**Problem to work on:** Of the records that follow, copy only the lines from the line containing "Write a Python" to the line containing "2011.0, 2011.5, 2012.0, 2012.5]", both included, exactly as written.

**Recorded information:**
○ ○ ○
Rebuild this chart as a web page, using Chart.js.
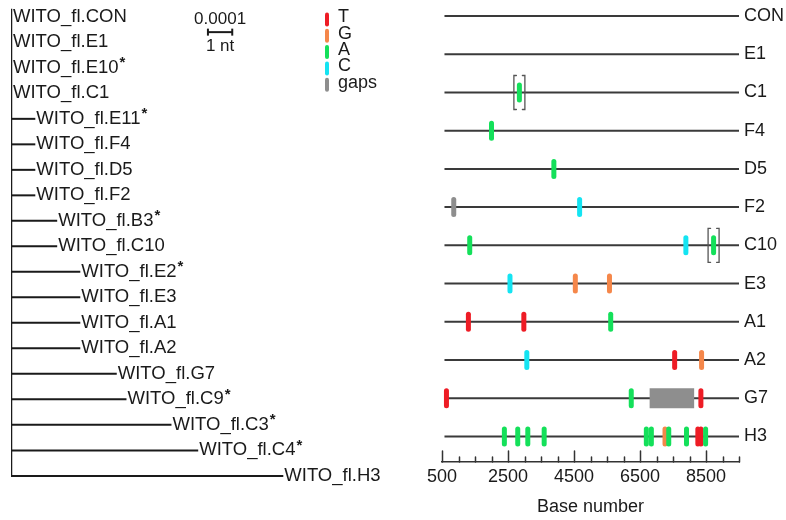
○ ○ ○
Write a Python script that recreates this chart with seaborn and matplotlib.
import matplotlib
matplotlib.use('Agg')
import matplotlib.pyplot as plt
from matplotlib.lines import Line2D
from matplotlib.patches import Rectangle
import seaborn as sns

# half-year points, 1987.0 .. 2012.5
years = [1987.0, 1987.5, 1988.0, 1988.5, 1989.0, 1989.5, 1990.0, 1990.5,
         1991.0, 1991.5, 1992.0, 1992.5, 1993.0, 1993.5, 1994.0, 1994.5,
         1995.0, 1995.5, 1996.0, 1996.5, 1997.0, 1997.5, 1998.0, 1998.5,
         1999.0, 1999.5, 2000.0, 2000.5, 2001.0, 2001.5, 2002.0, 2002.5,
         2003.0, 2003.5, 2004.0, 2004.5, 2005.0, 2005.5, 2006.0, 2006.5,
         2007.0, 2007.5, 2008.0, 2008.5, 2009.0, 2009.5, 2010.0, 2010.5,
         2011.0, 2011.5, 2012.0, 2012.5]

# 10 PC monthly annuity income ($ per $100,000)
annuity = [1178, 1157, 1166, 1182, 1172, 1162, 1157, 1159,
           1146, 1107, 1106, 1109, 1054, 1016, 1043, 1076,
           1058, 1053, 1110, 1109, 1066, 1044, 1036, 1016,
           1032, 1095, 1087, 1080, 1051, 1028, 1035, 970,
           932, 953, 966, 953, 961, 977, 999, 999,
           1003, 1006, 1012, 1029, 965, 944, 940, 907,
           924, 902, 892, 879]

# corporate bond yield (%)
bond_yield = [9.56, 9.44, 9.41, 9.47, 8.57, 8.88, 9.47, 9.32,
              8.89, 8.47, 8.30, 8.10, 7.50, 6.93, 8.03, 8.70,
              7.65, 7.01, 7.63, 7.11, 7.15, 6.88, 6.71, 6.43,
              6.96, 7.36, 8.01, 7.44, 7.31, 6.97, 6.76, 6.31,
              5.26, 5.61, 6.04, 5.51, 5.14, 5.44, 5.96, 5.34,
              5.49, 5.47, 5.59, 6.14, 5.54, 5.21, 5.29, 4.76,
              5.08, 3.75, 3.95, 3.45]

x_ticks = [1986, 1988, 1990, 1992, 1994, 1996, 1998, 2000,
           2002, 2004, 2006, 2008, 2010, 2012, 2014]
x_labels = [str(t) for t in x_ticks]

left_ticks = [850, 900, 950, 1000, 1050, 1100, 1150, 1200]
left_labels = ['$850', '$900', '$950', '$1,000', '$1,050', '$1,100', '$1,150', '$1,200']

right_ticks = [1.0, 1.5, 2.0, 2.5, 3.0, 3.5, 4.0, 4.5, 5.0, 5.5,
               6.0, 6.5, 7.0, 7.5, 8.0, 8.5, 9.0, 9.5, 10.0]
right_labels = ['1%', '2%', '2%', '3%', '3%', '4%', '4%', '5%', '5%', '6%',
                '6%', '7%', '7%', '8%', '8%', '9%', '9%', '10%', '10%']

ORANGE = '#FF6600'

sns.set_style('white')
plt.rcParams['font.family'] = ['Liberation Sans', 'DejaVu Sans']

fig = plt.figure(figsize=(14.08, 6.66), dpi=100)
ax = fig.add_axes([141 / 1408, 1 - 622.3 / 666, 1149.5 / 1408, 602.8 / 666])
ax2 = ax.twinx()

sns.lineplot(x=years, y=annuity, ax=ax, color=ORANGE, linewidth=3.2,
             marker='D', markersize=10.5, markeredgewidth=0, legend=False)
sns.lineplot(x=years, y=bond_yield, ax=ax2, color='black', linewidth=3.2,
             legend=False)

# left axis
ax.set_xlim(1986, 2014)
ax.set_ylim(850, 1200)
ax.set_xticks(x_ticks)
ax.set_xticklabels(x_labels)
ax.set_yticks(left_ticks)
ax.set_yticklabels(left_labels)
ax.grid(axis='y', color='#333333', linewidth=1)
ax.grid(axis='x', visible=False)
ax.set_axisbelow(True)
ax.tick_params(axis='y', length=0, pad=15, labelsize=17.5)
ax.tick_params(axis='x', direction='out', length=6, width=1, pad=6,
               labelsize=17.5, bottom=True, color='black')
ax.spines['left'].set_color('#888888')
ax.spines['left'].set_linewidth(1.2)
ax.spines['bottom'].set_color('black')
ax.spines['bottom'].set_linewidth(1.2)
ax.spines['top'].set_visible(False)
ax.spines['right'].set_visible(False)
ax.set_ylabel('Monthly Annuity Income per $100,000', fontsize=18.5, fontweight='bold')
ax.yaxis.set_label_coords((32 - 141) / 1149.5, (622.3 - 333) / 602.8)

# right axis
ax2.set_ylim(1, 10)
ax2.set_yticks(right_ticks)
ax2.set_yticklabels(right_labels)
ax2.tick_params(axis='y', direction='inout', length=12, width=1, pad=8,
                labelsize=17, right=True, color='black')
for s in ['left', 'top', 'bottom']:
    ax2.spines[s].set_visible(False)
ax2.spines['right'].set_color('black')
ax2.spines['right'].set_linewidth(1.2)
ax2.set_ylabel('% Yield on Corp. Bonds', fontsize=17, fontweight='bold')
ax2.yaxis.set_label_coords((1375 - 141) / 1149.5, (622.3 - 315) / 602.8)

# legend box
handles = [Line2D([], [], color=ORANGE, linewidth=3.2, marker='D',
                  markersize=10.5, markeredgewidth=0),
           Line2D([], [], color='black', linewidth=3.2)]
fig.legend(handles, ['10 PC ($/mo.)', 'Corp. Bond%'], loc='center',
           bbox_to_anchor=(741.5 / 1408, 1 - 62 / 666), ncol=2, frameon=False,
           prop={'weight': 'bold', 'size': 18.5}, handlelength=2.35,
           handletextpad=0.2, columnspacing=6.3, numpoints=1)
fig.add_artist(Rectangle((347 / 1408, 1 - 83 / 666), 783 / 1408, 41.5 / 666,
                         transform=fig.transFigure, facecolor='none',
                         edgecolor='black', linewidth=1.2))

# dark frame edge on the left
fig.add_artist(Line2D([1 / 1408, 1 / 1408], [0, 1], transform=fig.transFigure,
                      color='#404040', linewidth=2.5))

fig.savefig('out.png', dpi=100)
○ ○ ○
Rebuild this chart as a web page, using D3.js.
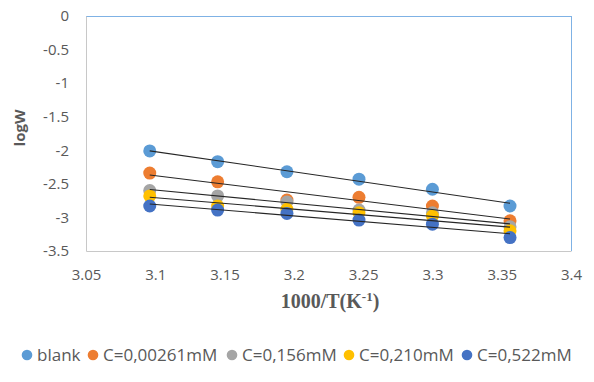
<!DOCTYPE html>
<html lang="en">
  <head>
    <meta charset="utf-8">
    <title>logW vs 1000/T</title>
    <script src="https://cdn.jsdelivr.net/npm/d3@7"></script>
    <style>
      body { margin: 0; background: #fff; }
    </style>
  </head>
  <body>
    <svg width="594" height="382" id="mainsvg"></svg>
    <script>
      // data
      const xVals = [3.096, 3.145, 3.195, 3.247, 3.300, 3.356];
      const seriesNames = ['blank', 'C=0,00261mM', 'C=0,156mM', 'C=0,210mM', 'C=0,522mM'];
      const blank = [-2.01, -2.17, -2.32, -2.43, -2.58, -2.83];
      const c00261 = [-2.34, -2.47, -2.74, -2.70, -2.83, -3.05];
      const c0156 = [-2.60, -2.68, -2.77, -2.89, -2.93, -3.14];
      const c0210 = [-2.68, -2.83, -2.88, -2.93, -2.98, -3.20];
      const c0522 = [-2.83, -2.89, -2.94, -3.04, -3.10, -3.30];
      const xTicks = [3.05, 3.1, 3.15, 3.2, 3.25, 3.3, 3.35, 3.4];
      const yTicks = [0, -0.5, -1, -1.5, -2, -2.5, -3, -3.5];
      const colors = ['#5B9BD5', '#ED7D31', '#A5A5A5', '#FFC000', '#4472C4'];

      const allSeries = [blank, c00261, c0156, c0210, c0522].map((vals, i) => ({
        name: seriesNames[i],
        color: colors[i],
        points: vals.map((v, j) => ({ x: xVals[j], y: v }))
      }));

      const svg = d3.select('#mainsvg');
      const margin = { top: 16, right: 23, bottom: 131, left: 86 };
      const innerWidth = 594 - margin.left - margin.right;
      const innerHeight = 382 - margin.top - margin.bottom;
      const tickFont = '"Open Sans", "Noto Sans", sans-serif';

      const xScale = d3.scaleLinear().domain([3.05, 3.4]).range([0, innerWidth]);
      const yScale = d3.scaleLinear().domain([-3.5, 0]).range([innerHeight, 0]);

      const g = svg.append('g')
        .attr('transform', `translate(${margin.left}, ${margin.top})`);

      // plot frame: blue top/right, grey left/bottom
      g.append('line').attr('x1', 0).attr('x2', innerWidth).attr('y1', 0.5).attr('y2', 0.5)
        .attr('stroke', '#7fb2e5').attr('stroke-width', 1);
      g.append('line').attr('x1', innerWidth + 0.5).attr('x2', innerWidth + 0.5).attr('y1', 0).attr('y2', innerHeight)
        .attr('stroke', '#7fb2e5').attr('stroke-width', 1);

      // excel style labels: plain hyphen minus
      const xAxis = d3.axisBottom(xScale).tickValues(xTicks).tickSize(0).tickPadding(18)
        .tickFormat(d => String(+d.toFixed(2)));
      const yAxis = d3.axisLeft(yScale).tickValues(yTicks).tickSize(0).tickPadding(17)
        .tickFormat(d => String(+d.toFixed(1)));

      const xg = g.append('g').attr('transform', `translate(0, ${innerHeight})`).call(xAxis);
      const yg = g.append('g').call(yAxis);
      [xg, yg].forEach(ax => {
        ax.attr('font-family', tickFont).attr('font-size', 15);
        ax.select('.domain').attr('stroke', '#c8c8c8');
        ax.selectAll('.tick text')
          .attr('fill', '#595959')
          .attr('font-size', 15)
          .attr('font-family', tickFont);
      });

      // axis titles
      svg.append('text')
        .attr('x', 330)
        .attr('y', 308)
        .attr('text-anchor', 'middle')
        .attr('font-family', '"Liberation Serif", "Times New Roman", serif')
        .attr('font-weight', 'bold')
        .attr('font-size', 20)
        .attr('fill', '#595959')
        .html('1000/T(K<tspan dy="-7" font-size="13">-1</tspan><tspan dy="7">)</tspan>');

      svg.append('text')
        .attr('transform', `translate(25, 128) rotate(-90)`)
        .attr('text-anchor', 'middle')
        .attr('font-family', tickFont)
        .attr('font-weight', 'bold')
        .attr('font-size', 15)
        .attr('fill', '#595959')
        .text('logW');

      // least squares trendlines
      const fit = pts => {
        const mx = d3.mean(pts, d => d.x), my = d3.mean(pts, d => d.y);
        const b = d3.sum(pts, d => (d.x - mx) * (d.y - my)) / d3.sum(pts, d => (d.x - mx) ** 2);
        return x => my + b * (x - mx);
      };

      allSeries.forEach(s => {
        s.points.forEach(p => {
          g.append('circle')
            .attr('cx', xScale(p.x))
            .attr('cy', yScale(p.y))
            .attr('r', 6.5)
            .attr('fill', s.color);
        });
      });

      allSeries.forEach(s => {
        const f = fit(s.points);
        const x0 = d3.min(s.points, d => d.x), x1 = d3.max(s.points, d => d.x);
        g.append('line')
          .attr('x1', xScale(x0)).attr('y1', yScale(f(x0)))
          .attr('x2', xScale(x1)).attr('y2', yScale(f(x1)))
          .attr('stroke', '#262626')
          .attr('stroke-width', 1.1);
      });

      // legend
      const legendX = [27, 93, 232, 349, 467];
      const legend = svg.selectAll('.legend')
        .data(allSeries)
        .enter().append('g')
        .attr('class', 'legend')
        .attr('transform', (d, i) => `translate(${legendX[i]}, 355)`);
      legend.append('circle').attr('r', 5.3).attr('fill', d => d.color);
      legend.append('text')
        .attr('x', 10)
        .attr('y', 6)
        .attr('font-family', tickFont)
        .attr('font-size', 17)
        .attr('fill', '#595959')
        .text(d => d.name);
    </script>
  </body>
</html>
○ ○ ○
**Answer to the exercise:**
Write a Python script that recreates this chart with seaborn and matplotlib.
import matplotlib
matplotlib.use('Agg')
import matplotlib.pyplot as plt
from matplotlib.lines import Line2D
from matplotlib.patches import Rectangle
import seaborn as sns

# half-year points, 1987.0 .. 2012.5
years = [1987.0, 1987.5, 1988.0, 1988.5, 1989.0, 1989.5, 1990.0, 1990.5,
         1991.0, 1991.5, 1992.0, 1992.5, 1993.0, 1993.5, 1994.0, 1994.5,
         1995.0, 1995.5, 1996.0, 1996.5, 1997.0, 1997.5, 1998.0, 1998.5,
         1999.0, 1999.5, 2000.0, 2000.5, 2001.0, 2001.5, 2002.0, 2002.5,
         2003.0, 2003.5, 2004.0, 2004.5, 2005.0, 2005.5, 2006.0, 2006.5,
         2007.0, 2007.5, 2008.0, 2008.5, 2009.0, 2009.5, 2010.0, 2010.5,
         2011.0, 2011.5, 2012.0, 2012.5]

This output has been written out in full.